* BEGIN *

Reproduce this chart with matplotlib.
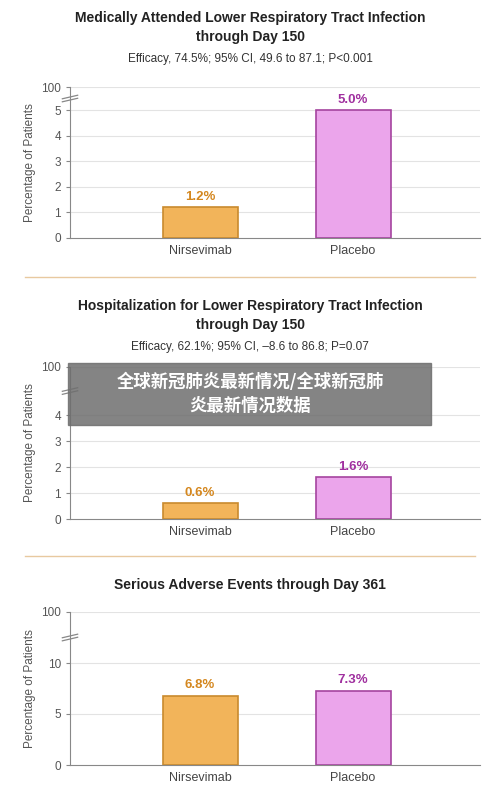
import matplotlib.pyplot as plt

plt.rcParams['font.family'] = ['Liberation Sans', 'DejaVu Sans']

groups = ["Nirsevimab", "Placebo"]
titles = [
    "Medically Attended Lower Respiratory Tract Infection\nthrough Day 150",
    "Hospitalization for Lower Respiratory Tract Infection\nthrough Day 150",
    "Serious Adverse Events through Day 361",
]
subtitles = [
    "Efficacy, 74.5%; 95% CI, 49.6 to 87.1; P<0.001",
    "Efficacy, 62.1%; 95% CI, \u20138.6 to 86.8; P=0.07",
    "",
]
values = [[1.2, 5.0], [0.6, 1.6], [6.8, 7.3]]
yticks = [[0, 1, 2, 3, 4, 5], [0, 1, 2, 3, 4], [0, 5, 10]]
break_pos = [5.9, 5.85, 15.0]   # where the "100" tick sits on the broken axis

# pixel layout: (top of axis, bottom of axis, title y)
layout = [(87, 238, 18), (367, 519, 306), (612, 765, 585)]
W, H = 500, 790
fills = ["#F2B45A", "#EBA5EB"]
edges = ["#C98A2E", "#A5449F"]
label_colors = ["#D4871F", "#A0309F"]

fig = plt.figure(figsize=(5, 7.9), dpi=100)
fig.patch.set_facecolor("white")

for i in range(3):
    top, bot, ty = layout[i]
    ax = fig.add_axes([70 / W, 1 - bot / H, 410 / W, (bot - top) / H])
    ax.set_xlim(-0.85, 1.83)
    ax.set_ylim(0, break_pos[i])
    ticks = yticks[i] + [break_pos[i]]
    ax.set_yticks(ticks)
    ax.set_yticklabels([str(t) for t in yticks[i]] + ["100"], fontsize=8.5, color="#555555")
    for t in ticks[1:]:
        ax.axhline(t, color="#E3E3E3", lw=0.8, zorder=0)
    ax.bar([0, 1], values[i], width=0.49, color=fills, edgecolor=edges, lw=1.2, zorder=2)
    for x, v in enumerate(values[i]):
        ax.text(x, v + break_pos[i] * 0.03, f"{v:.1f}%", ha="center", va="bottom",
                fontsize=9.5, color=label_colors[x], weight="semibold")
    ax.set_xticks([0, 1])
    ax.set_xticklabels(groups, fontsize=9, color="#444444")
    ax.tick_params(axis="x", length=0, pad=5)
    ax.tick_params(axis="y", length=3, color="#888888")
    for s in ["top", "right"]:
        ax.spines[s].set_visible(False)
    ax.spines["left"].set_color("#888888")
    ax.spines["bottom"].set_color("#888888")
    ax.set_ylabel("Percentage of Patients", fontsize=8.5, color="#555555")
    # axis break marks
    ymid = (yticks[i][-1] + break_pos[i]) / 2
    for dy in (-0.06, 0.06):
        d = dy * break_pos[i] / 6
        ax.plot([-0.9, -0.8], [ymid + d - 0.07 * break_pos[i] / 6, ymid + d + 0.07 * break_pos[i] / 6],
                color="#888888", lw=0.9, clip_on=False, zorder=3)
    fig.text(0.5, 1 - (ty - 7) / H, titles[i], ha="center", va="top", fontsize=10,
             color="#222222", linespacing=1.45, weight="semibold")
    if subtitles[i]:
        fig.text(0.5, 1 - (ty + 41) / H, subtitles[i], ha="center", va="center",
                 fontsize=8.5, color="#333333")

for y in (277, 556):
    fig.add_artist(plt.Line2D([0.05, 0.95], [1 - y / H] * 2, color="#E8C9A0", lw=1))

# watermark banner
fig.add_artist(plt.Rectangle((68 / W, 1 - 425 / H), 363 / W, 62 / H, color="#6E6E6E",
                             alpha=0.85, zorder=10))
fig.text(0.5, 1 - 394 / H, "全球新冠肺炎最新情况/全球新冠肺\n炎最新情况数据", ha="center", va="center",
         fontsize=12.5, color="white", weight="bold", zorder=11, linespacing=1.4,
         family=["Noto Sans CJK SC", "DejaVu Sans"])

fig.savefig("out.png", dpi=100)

* END *

_Stated problem_
Your task is to repeat the material above exactly, without its pictures.

_Correct response_
Reproduce this chart with matplotlib.
import matplotlib.pyplot as plt

plt.rcParams['font.family'] = ['Liberation Sans', 'DejaVu Sans']

groups = ["Nirsevimab", "Placebo"]
titles = [
    "Medically Attended Lower Respiratory Tract Infection\nthrough Day 150",
    "Hospitalization for Lower Respiratory Tract Infection\nthrough Day 150",
    "Serious Adverse Events through Day 361",
]
subtitles = [
    "Efficacy, 74.5%; 95% CI, 49.6 to 87.1; P<0.001",
    "Efficacy, 62.1%; 95% CI, \u20138.6 to 86.8; P=0.07",
    "",
]
values = [[1.2, 5.0], [0.6, 1.6], [6.8, 7.3]]
yticks = [[0, 1, 2, 3, 4, 5], [0, 1, 2, 3, 4], [0, 5, 10]]
break_pos = [5.9, 5.85, 15.0]   # where the "100" tick sits on the broken axis

# pixel layout: (top of axis, bottom of axis, title y)
layout = [(87, 238, 18), (367, 519, 306), (612, 765, 585)]
W, H = 500, 790
fills = ["#F2B45A", "#EBA5EB"]
edges = ["#C98A2E", "#A5449F"]
label_colors = ["#D4871F", "#A0309F"]

fig = plt.figure(figsize=(5, 7.9), dpi=100)
fig.patch.set_facecolor("white")

for i in range(3):
    top, bot, ty = layout[i]
    ax = fig.add_axes([70 / W, 1 - bot / H, 410 / W, (bot - top) / H])
    ax.set_xlim(-0.85, 1.83)
    ax.set_ylim(0, break_pos[i])
    ticks = yticks[i] + [break_pos[i]]
    ax.set_yticks(ticks)
    ax.set_yticklabels([str(t) for t in yticks[i]] + ["100"], fontsize=8.5, color="#555555")
    for t in ticks[1:]:
        ax.axhline(t, color="#E3E3E3", lw=0.8, zorder=0)
    ax.bar([0, 1], values[i], width=0.49, color=fills, edgecolor=edges, lw=1.2, zorder=2)
    for x, v in enumerate(values[i]):
        ax.text(x, v + break_pos[i] * 0.03, f"{v:.1f}%", ha="center", va="bottom",
                fontsize=9.5, color=label_colors[x], weight="semibold")
    ax.set_xticks([0, 1])
    ax.set_xticklabels(groups, fontsize=9, color="#444444")
    ax.tick_params(axis="x", length=0, pad=5)
    ax.tick_params(axis="y", length=3, color="#888888")
    for s in ["top", "right"]:
        ax.spines[s].set_visible(False)
    ax.spines["left"].set_color("#888888")
    ax.spines["bottom"].set_color("#888888")
    ax.set_ylabel("Percentage of Patients", fontsize=8.5, color="#555555")
    # axis break marks
    ymid = (yticks[i][-1] + break_pos[i]) / 2
    for dy in (-0.06, 0.06):
        d = dy * break_pos[i] / 6
        ax.plot([-0.9, -0.8], [ymid + d - 0.07 * break_pos[i] / 6, ymid + d + 0.07 * break_pos[i] / 6],
                color="#888888", lw=0.9, clip_on=False, zorder=3)
    fig.text(0.5, 1 - (ty - 7) / H, titles[i], ha="center", va="top", fontsize=10,
             color="#222222", linespacing=1.45, weight="semibold")
    if subtitles[i]:
        fig.text(0.5, 1 - (ty + 41) / H, subtitles[i], ha="center", va="center",
                 fontsize=8.5, color="#333333")

for y in (277, 556):
    fig.add_artist(plt.Line2D([0.05, 0.95], [1 - y / H] * 2, color="#E8C9A0", lw=1))

# watermark banner
fig.add_artist(plt.Rectangle((68 / W, 1 - 425 / H), 363 / W, 62 / H, color="#6E6E6E",
                             alpha=0.85, zorder=10))
fig.text(0.5, 1 - 394 / H, "全球新冠肺炎最新情况/全球新冠肺\n炎最新情况数据", ha="center", va="center",
         fontsize=12.5, color="white", weight="bold", zorder=11, linespacing=1.4,
         family=["Noto Sans CJK SC", "DejaVu Sans"])

fig.savefig("out.png", dpi=100)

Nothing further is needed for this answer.